Professor Kaye Bragg, a Cal State Dominguez Hills economics professor, said the Punta Colonet proposal only makes sense if projections of growth are on the mark. Based on 20-year trends, economists expect the volume of containerized goods between Asia and Long Beach-Los Angeles to surpass 36 million 24-equivalent containers, or TEUs, by 2020.

Therefore, if Punta Colonet siphons six million TEUs from Long Beach-Los Angeles, it represents only a share of future growth, and not a chunk of current volume - potentially making competition less hostile and more collaborative.

Don Snyder, the Long Beach port's trade relations director, said that although labor costs and regulatory pressures will likely be less in Mexico, developers will need to recoup their investment costs, which may drive up transportation and dockage prices to levels comparable in Southern California.
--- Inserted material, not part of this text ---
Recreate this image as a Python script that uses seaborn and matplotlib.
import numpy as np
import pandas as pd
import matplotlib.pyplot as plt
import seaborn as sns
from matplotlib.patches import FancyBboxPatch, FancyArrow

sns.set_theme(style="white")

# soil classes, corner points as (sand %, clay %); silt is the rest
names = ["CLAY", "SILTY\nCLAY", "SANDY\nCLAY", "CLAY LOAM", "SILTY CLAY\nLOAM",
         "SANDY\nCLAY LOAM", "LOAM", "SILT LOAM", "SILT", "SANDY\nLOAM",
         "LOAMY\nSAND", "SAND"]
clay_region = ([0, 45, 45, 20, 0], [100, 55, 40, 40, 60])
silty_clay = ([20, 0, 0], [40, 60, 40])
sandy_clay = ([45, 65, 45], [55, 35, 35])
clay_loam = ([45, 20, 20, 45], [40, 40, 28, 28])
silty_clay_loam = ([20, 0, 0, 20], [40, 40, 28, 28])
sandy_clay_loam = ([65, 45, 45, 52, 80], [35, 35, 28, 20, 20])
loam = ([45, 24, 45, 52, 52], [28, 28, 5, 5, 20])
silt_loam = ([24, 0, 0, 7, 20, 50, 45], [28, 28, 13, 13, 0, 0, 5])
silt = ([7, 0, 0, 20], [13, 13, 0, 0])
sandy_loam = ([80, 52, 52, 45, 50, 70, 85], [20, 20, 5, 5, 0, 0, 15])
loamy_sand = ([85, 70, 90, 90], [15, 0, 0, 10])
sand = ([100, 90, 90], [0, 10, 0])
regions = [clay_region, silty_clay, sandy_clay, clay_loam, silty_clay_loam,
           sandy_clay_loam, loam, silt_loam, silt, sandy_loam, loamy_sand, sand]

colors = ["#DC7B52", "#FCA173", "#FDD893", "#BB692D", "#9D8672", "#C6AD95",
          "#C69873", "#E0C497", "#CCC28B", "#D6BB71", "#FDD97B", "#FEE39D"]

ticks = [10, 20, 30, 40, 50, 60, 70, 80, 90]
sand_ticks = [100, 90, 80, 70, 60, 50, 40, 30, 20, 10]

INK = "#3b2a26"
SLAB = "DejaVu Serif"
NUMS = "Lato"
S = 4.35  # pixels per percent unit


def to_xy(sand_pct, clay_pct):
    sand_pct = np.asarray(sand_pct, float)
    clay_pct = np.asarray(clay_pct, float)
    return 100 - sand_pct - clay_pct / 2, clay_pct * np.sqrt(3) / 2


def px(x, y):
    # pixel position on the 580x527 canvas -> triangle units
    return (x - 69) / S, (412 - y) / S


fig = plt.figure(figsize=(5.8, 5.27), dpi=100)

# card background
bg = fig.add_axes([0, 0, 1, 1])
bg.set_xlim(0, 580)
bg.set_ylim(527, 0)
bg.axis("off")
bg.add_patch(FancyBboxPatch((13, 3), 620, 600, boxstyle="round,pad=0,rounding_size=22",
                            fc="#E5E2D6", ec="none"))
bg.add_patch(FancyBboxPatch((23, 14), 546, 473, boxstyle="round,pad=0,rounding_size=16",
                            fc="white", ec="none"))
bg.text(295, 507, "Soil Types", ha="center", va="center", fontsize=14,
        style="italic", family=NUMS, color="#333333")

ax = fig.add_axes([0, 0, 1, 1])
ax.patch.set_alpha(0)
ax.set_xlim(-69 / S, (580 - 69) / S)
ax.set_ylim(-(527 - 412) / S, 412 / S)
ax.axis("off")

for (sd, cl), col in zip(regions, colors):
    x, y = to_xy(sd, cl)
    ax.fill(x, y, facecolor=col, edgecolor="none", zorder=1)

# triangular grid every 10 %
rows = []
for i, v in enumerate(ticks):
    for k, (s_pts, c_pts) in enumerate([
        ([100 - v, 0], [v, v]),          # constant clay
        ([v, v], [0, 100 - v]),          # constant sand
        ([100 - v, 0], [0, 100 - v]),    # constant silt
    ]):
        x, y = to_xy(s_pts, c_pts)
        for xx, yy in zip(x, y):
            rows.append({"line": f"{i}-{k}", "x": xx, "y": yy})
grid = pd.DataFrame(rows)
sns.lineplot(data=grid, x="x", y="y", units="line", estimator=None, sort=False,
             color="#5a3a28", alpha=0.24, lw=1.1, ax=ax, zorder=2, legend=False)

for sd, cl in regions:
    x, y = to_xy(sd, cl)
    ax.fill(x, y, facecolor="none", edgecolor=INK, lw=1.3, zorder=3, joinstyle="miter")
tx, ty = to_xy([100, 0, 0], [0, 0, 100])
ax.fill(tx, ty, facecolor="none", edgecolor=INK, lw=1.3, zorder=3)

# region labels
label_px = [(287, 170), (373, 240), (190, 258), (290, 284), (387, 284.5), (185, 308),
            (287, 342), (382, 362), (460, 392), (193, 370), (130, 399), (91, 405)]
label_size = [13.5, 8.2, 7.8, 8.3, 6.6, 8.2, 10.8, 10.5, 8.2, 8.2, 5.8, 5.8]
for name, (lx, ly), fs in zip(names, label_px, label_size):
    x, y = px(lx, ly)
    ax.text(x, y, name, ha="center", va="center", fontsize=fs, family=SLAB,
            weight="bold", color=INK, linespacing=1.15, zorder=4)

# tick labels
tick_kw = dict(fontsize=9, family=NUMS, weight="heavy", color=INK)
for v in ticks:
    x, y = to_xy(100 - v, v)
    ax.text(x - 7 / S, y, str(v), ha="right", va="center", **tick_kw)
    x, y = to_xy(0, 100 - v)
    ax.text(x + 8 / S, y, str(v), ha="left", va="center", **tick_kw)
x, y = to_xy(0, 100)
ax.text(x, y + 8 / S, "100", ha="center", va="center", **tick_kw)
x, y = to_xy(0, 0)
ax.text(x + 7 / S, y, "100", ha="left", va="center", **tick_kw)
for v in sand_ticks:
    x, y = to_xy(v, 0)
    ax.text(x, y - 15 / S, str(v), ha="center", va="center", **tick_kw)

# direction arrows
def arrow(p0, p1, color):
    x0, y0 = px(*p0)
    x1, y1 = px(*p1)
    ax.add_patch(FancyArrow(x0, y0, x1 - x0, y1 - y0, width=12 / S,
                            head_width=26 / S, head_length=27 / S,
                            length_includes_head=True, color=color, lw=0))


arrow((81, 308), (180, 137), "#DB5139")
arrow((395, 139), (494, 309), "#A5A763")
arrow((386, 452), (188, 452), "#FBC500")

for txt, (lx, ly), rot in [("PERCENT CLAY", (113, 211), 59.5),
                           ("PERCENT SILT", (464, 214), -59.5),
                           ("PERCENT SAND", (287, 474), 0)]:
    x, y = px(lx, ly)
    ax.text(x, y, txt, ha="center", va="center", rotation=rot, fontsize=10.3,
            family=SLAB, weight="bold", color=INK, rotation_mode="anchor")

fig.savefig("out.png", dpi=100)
"Someone's going to have to amortize the cost of building that rail track, building those terminals, building the infrastructure," Snyder said. "When you add those costs in, plus the transportation costs of using U.S. rail inside the States, is there a great savings?"

Long Beach Harbor Commissioner Mario Cordero, who visits Mexico this week to discuss regional trade, says projects like Punta Colonet represent the competitive realities of global trade.

"Everybody is developing megaports ... you see it in Asia, Europe, South America," Cordero said. "People are looking for their share. The difference this time is we have a big project being developed next door."

Snyder sees it as a stimulus to continue improving local port facilities and transportation links.

"Competition is a good thing because it keeps everyone sharp," Snyder said. "Our goal is to have the most efficient supply chain and be a leader in terms of helping introduce technologies that save fuel, pollute less and make the most economic sense for our customers."